Most B2C consumers are in a constant state of product exploration and in-the-background evaluation. When they discover a good offer, they are almost ready to snatch it. In that sense, B2C ecommerce websites need to facilitate discovery and feed into that sense of urgency.
3. User experience.
User experience is equally essential for B2B and B2C shoppers, but it has to account for differences in intent and purchase process. Nielsen group identifies five important differences in UX requirements for B2B and B2C websites:
B2B design must accommodate longer content to support long decision-making and sales process.
All B2B content has to speak to two target audiences — “choosers” (decision-makers) and end-users.
B2B product information needs to be longer, more comprehensive and include a clear overview of integrations, capabilities and regulatory requirements.
Both B2B and B2C customers are price-conscious. But B2B pricing scenarios are more complex. Provide B2B buyers with different pricing ranges variations, pay-per-usage scenarios, or calculators to facilitate decision-making.
Like B2C stores, B2B websites cater to several customer segments, varying in size, industry, and operational budgets.
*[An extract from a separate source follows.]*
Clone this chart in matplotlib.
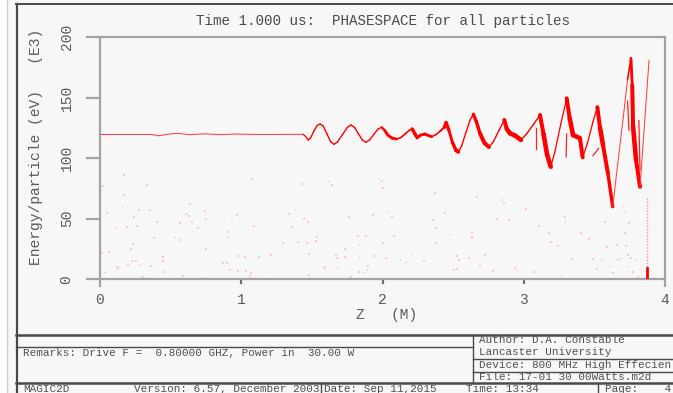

Thus, B2B websites need to design a more diverse, audience-based navigation to cater to all targets.
When designing an ecommerce platform, a B2B organization must do everything in its power to improve its website’s appearance and design to provide the most exceptional user experience possible. This can be achieved through:
Ease of Use. Everything on the website must be easy to find. The speed and convenience with which a customer can view the site is essential to the buying process.
Logos and reviews. A diverse selection of customer and logos reviews and testimonials can reach a broader audience by providing information that they can trust.
Calls to Action (CTAs). A customer is interested in a product — now what? Creating calibrated CTAs that draw attention and can point consumers in the right direction will generate leads and raise profitability.